Nevertheless one knew that these these enigmatic and varied organizations were shot through with police informers, scoundrels, fanatics, and dimwits—even if the majority were just brave young men driven by a need for virtuous activism. The end result was that everything on the nationalist side looked confused—defensive organizations got lumped in with Carbonari—while meantime the strongly disciplined and ordered communist cells were themselves accumulating caches of armaments and plotting intricate conspiracies. So for two or three years La Cagoule functioned as a scarecrow of the Popular Front, with the Left blaming it for everything.
But that was just an indication of how mixed up people were in those years, caught in a kind of romantic despair that seized many patriots.

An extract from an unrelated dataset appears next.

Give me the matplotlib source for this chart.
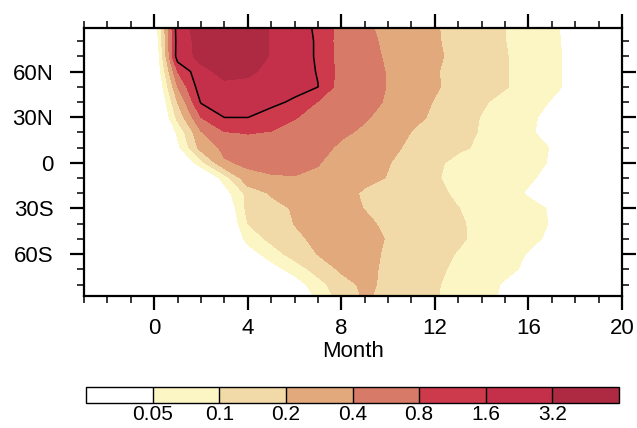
import numpy as np
import matplotlib
matplotlib.use("Agg")
import matplotlib.pyplot as plt

plt.rcParams['font.family'] = ['Liberation Sans', 'DejaVu Sans']

# ---- data ----
months = np.arange(-3, 21)
lats = np.array([90, 80, 70, 60, 50, 40, 30, 20, 10, 0,
                 -10, -20, -30, -40, -50, -60, -70, -80, -90])

row_90 = [0.018, 0.018, 0.018, 0.025, 2.42, 4.22, 5.2, 4.53, 3.09, 2.11, 1.44, 0.606, 0.444, 0.336, 0.264, 0.21, 0.163, 0.127, 0.1, 0.074, 0.055, 0.041, 0.031, 0.025]
row_80 = [0.018, 0.018, 0.018, 0.023, 2.26, 3.94, 4.85, 4.37, 3.09, 2.19, 1.49, 0.566, 0.46, 0.36, 0.283, 0.214, 0.165, 0.128, 0.101, 0.076, 0.056, 0.041, 0.031, 0.025]
row_70 = [0.012, 0.012, 0.012, 0.0165, 2.42, 3.68, 4.37, 4.08, 3.09, 2.19, 1.49, 0.586, 0.476, 0.373, 0.293, 0.222, 0.168, 0.132, 0.104, 0.077, 0.057, 0.042, 0.032, 0.025]
row_60 = [0.012, 0.012, 0.012, 0.018, 0.8, 2.79, 3.68, 3.43, 2.88, 2.11, 1.55, 0.606, 0.51, 0.386, 0.293, 0.21, 0.163, 0.132, 0.105, 0.078, 0.057, 0.042, 0.032, 0.025]
row_50 = [0.012, 0.012, 0.012, 0.0144, 0.4, 2.42, 2.88, 2.88, 2.42, 2.04, 1.62, 0.566, 0.49, 0.392, 0.293, 0.214, 0.163, 0.132, 0.105, 0.078, 0.057, 0.042, 0.032, 0.025]
row_40 = [0.01, 0.01, 0.01, 0.0125, 0.2, 1.71, 2.26, 2.19, 1.9, 1.44, 0.773, 0.606, 0.49, 0.373, 0.264, 0.193, 0.146, 0.109, 0.081, 0.064, 0.048, 0.037, 0.029, 0.023]
row_30 = [0.008, 0.008, 0.008, 0.0102, 0.123, 0.8, 1.62, 1.62, 1.21, 0.828, 0.65, 0.546, 0.429, 0.325, 0.238, 0.18, 0.132, 0.097, 0.073, 0.056, 0.042, 0.032, 0.025, 0.02]
row_20 = [0.008, 0.008, 0.008, 0.0088, 0.057, 0.373, 0.773, 0.828, 0.773, 0.673, 0.566, 0.444, 0.36, 0.273, 0.197, 0.157, 0.123, 0.095, 0.073, 0.054, 0.041, 0.031, 0.024, 0.019]
row_10 = [0.007, 0.007, 0.007, 0.0072, 0.041, 0.264, 0.46, 0.606, 0.65, 0.628, 0.49, 0.36, 0.293, 0.23, 0.18, 0.141, 0.111, 0.09, 0.076, 0.064, 0.048, 0.035, 0.027, 0.02]
row_0 = [0.006, 0.006, 0.006, 0.006, 0.018, 0.076, 0.373, 0.444, 0.49, 0.49, 0.414, 0.314, 0.255, 0.207, 0.152, 0.113, 0.084, 0.071, 0.064, 0.057, 0.048, 0.035, 0.027, 0.02]
row_s10 = [0.006, 0.006, 0.006, 0.006, 0.0082, 0.0165, 0.068, 0.336, 0.373, 0.386, 0.36, 0.303, 0.246, 0.193, 0.146, 0.106, 0.084, 0.073, 0.064, 0.054, 0.042, 0.032, 0.025, 0.019]
row_s20 = [0.006, 0.006, 0.006, 0.006, 0.0072, 0.0102, 0.035, 0.123, 0.214, 0.273, 0.303, 0.264, 0.18, 0.168, 0.141, 0.115, 0.09, 0.073, 0.062, 0.047, 0.037, 0.029, 0.023, 0.018]
row_s30 = [0.006, 0.006, 0.006, 0.006, 0.0067, 0.0082, 0.022, 0.123, 0.157, 0.214, 0.246, 0.238, 0.197, 0.163, 0.141, 0.123, 0.101, 0.084, 0.071, 0.06, 0.047, 0.035, 0.028, 0.022]
row_s40 = [0.006, 0.006, 0.006, 0.006, 0.006, 0.0077, 0.018, 0.1, 0.141, 0.203, 0.23, 0.246, 0.222, 0.18, 0.152, 0.13, 0.107, 0.087, 0.073, 0.061, 0.048, 0.037, 0.029, 0.023]
row_s50 = [0.006, 0.006, 0.006, 0.006, 0.006, 0.0072, 0.0165, 0.064, 0.119, 0.174, 0.23, 0.246, 0.238, 0.193, 0.157, 0.132, 0.107, 0.088, 0.073, 0.057, 0.045, 0.035, 0.028, 0.022]
row_s60 = [0.006, 0.006, 0.006, 0.006, 0.006, 0.006, 0.0109, 0.033, 0.071, 0.132, 0.203, 0.23, 0.23, 0.187, 0.146, 0.115, 0.097, 0.078, 0.064, 0.048, 0.037, 0.029, 0.023, 0.018]
row_s70 = [0.006, 0.006, 0.006, 0.006, 0.006, 0.006, 0.006, 0.0125, 0.035, 0.068, 0.132, 0.222, 0.23, 0.18, 0.141, 0.111, 0.09, 0.073, 0.057, 0.045, 0.035, 0.028, 0.022, 0.018]
row_s80 = [0.006, 0.006, 0.006, 0.006, 0.006, 0.006, 0.006, 0.006, 0.0144, 0.033, 0.076, 0.152, 0.23, 0.174, 0.132, 0.107, 0.081, 0.062, 0.047, 0.035, 0.028, 0.022, 0.018, 0.014]
row_s90 = [0.006, 0.006, 0.006, 0.006, 0.006, 0.006, 0.006, 0.006, 0.0102, 0.025, 0.052, 0.132, 0.214, 0.168, 0.132, 0.104, 0.078, 0.06, 0.045, 0.035, 0.028, 0.022, 0.018, 0.014]

levels = [0.05, 0.1, 0.2, 0.4, 0.8, 1.6, 3.2]
level_labels = ['0.05', '0.1', '0.2', '0.4', '0.8', '1.6', '3.2']
line_level = 1.6

lat_ticks = [60, 30, 0, -30, -60]
lat_labels = ['60N', '30N', '0', '30S', '60S']
month_ticks = [0, 4, 8, 12, 16, 20]

fill_colors = ['#ffffff', '#fcf6c4', '#f1d9a8', '#e2a97c', '#d77b68',
               '#cc3a4c', '#c4304a', '#ad2a42']

# ---- figure ----
field = np.array([row_90, row_80, row_70, row_60, row_50, row_40, row_30,
                  row_20, row_10, row_0, row_s10, row_s20, row_s30, row_s40,
                  row_s50, row_s60, row_s70, row_s80, row_s90])
logf = np.log10(field)
bounds = np.concatenate([[-10.0], np.log10(levels), [10.0]])

fig = plt.figure(figsize=(6.37, 4.28), dpi=100)
ax = fig.add_axes([84 / 637, 1 - 295.7 / 428, 538 / 637, 268 / 428])

cf = ax.contourf(months, lats, logf, levels=bounds, colors=fill_colors)
ax.contour(months, lats, logf, levels=[np.log10(line_level)],
           colors='black', linewidths=1.1)

ax.set_xlim(-3, 20)
ax.set_ylim(-87.3, 88.8)
ax.set_xticks(month_ticks)
ax.set_xticks(np.arange(-3, 21, 1), minor=True)
ax.set_yticks(lat_ticks)
ax.set_yticklabels(lat_labels)
ax.set_yticks(np.arange(-80, 90, 10), minor=True)
ax.tick_params(which='both', direction='out', top=True, right=True,
               labeltop=False, labelright=False)
ax.tick_params(which='major', length=10, width=1.6, labelsize=16, pad=6)
ax.tick_params(axis='y', which='major', pad=12)
ax.tick_params(which='minor', length=5, width=1.1)
for sp in ax.spines.values():
    sp.set_linewidth(1.6)
ax.set_xlabel('Month', fontsize=16)
ax.xaxis.set_label_coords(0.5, -0.208)
ax.xaxis.label.set_va('center')

cax = fig.add_axes([86 / 637, 1 - 403.3 / 428, 533 / 637, 16 / 428])
cb = fig.colorbar(cf, cax=cax, orientation='horizontal', spacing='uniform',
                  drawedges=True, ticks=np.log10(levels))
cb.set_ticklabels(level_labels)
cb.outline.set_linewidth(1.0)
cb.dividers.set_linewidth(1.0)
cax.tick_params(length=0, labelsize=15, pad=1.5)

fig.savefig('out.png', dpi=100)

At the same time, André Tardieu abandoned politics entirely and published books about the parliamentary regime’s incompetence.

Robert Brasillach, Jacques Doriot, Claude_Jeantet
One encouraging development, however, was the emergence of Jacques Doriot. [6] I’d always been curious about his character, this skinny, hairy little devil of whom the bourgeoisie were so afraid, and also the most outstanding leader of the Communist Party. He had founded the Communist network of Saint-Denis (there were some splinter groups, the most important of which was in the Chamber of Deputies as the P.U.P. or Party of Proletarian Unity). In that old royal town of Saint-Denis, we knew he was well liked, and took care of the people; also that he was hated by the Muscovite Communists. Doriot’s people had a song:
Forward, Saint-Denis,
For revolutionary unity!
Notes
[1] François de La Rocque (1885-1946) was the leader of a nationalist and Catholic “league” in the 1920s and 30s, the Croix de Feu. When the Léon Blum’s Popular Front government banned all the Rightist leagues in 1936, La Rocque founded the Parti Social Français (P.S.F.). During the Vichy years, 1940-1944, La Rocque remained in France but opposed close collaboration with the Germans, and formed his own Resistance network, in contact with British intelligence. He and his followers were arrested by German security in Clermont-Ferrand in 1943, and interned with other French officials until freed by American forces in early 1945.
[2] André Tardieu (1876-1945) was premier of France for three brief periods between 1929 and 1932. Brasillach speaks of a «grand procés», literally a 1937 trial in which La Rocque and an old follower of his were accusing each other of defamation. The ex-colleague had been told by Tardieu that he, Tardieu had made payments to La Rocque in 1932 out of secret government funds. La Rocque lost the case.
[3] It literally means the hooded men, but there doesn’t seem to have been an actual uniform, in the manner of today’s Gilets Jaunes.
[4] Édouard Duseigneur (1882-1940), military officer and leader of the Cagoule. He died in the Ardennes in early 1940. According to Wikipedia, he was arrested 25 November 1937 with other leaders of this secret society. (See also introductory notes about the TIME magazine article.)
[5] Joseph Darnand (1897-1945), member of the Cagoule, later leader of the Milice française during the Vichy years. A sergeant in the Great War, he got behind enemy lines and found the plans for a new Ludendorff offensive in July 1918. During the 1939-1940 war he was a lieutenant. Executed in 1945 by firing squad.
[6] Jacques Doriot (1898-1945), sometime Communist, later quasi-fascist, founder of the Parti Populaire Français. During the Second World War he volunteered to fight with the Wehrmacht on the Eastern Front, and was there visited by Robert Brasillach. He died in early 1945 while he was driving to Sigmaringen and his car was strafed by Allied planes.